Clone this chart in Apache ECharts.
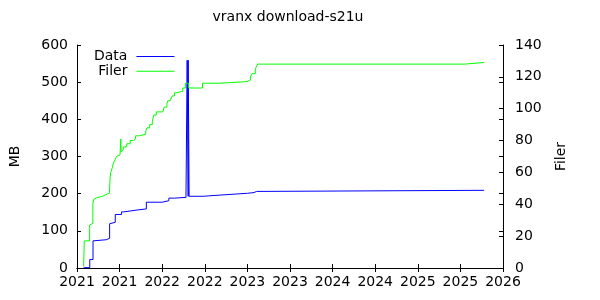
<!DOCTYPE html>
<html><head><meta charset="utf-8">
<script src="https://cdn.jsdelivr.net/npm/echarts@6/dist/echarts.min.js"></script>
<style>html,body{margin:0;padding:0;background:#fff}#c{width:600px;height:300px}</style>
</head><body><div id="c"></div>
<script>
const titleText = 'vranx download-s21u';
const seriesNames = ['Data', 'Filer'];
const axisNames = ['MB', 'Filer'];

// Data (MB) step points: decimal year -> MB
const dataYears = [2021.078, 2021.150, 2021.188, 2021.198, 2021.342, 2021.383, 2021.398, 2021.449, 2021.523, 2021.549,
  2021.706, 2021.814, 2022.000, 2022.078, 2022.144, 2022.279, 2022.293, 2022.305, 2022.3051, 2022.316,
  2022.481, 2022.667, 2023.002, 2023.078, 2023.107, 2025.779];
const dataMB = [1, 23, 73, 76, 80, 119, 123, 144, 151, 156,
  159, 177, 181, 188, 190, 193, 559, 193, 559, 193,
  196, 201, 203, 206, 209, 209];

// Filer (count) step points: decimal year -> files
const filerYears = [2021.078, 2021.085, 2021.148, 2021.171, 2021.186, 2021.194, 2021.206, 2021.226, 2021.299, 2021.337,
  2021.380, 2021.388, 2021.395, 2021.415, 2021.427, 2021.447, 2021.465, 2021.477, 2021.505, 2021.514,
  2021.518, 2021.523, 2021.543, 2021.584, 2021.624, 2021.663, 2021.688, 2021.735, 2021.807, 2021.822,
  2021.853, 2021.884, 2021.900, 2021.930, 2022.008, 2022.023, 2022.055, 2022.066, 2022.093, 2022.116,
  2022.144, 2022.171, 2022.241, 2022.272, 2022.310, 2022.473, 2022.667, 2022.997, 2023.035, 2023.055,
  2023.093, 2023.101, 2023.121, 2025.547, 2025.779];
const filerCounts = [1, 17, 27, 28, 40, 43, 44, 45, 46, 47,
  48, 56, 60, 63, 66, 68, 70, 71, 72, 81,
  73, 74, 76, 78, 80, 81, 83, 84, 86, 88,
  90, 92, 96, 98, 99, 101, 103, 105, 106, 108,
  110, 111, 113, 116, 113, 116, 117, 118, 120, 122,
  124, 126, 128, 129, 129];

const xMin = 2021, xMax = 2026, xStep = 0.5;
const mbMax = 600, mbStep = 100;
const filerMax = 140, filerStep = 20;

const FONT = 'DejaVu Sans, sans-serif';
const FS = 14;
const black = '#000';
const chart = echarts.init(document.getElementById('c'), null, {renderer: 'canvas'});

const tickIn = {show: true, inside: true, length: 4, lineStyle: {color: black, width: 1}};
const lineBlack = {show: true, lineStyle: {color: black, width: 1}};

chart.setOption({
  animation: false,
  backgroundColor: '#fff',
  textStyle: {fontFamily: FONT},
  title: {
    text: titleText, left: 288, top: 10, textAlign: 'center', padding: 0,
    textStyle: {fontFamily: FONT, fontSize: FS, fontWeight: 'normal', color: black}
  },
  legend: {
    data: seriesNames, orient: 'vertical', align: 'right', icon: 'rect',
    left: 94, top: 49.5, padding: 0, itemGap: 0.7, itemWidth: 38, itemHeight: 1,
    textStyle: {fontFamily: FONT, fontSize: FS, color: black, lineHeight: 14, padding: [0, 4, 0, 0]}
  },
  grid: {left: 73, right: 97, top: 45, bottom: 32, containLabel: false},
  xAxis: [
    {
      type: 'value', min: xMin, max: xMax, interval: xStep, position: 'bottom',
      axisLine: lineBlack, axisTick: tickIn, splitLine: {show: false},
      axisLabel: {color: black, fontSize: FS, fontFamily: FONT, margin: 7,
        formatter: v => String(Math.floor(v))}
    },
    {
      type: 'value', min: xMin, max: xMax, interval: xStep, position: 'top',
      axisLine: lineBlack, axisTick: tickIn, splitLine: {show: false},
      axisLabel: {show: false}
    }
  ],
  yAxis: [
    {
      type: 'value', min: 0, max: mbMax, interval: mbStep, position: 'left',
      name: axisNames[0], nameLocation: 'middle', nameGap: 55,
      nameTextStyle: {color: black, fontSize: FS, fontFamily: FONT},
      axisLine: lineBlack, axisTick: tickIn, splitLine: {show: false},
      axisLabel: {color: black, fontSize: FS, fontFamily: FONT, margin: 9}
    },
    {
      type: 'value', min: 0, max: filerMax, interval: filerStep, position: 'right',
      name: axisNames[1], nameLocation: 'middle', nameGap: 51,
      nameTextStyle: {color: black, fontSize: FS, fontFamily: FONT},
      axisLine: lineBlack, axisTick: tickIn, splitLine: {show: false},
      axisLabel: {color: black, fontSize: FS, fontFamily: FONT, margin: 12}
    },
    {
      type: 'value', min: 0, max: mbMax, interval: mbStep, position: 'right',
      axisLine: {show: false}, axisTick: tickIn, splitLine: {show: false},
      axisLabel: {show: false}
    }
  ],
  series: [
    {
      name: seriesNames[0], type: 'line', step: 'end', xAxisIndex: 0, yAxisIndex: 0,
      data: dataYears.map((x, i) => [x, dataMB[i]]),
      symbol: 'none', color: '#0000ff',
      lineStyle: {color: '#0000ff', width: 1}
    },
    {
      name: seriesNames[1], type: 'line', step: 'end', xAxisIndex: 0, yAxisIndex: 1,
      data: filerYears.map((x, i) => [x, filerCounts[i]]),
      symbol: 'none', color: '#00ff00',
      lineStyle: {color: '#00ff00', width: 1}
    }
  ]
});
</script></body></html>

-------

Problem details: Repeat, exactly and in full, each line from the start of the data to the line that contains "196, 201, 203, 206, 209, 209];". Pictures do not go in.

Solution to this exercise:
Clone this chart in Apache ECharts.
<!DOCTYPE html>
<html><head><meta charset="utf-8">
<script src="https://cdn.jsdelivr.net/npm/echarts@6/dist/echarts.min.js"></script>
<style>html,body{margin:0;padding:0;background:#fff}#c{width:600px;height:300px}</style>
</head><body><div id="c"></div>
<script>
const titleText = 'vranx download-s21u';
const seriesNames = ['Data', 'Filer'];
const axisNames = ['MB', 'Filer'];

// Data (MB) step points: decimal year -> MB
const dataYears = [2021.078, 2021.150, 2021.188, 2021.198, 2021.342, 2021.383, 2021.398, 2021.449, 2021.523, 2021.549,
  2021.706, 2021.814, 2022.000, 2022.078, 2022.144, 2022.279, 2022.293, 2022.305, 2022.3051, 2022.316,
  2022.481, 2022.667, 2023.002, 2023.078, 2023.107, 2025.779];
const dataMB = [1, 23, 73, 76, 80, 119, 123, 144, 151, 156,
  159, 177, 181, 188, 190, 193, 559, 193, 559, 193,
  196, 201, 203, 206, 209, 209];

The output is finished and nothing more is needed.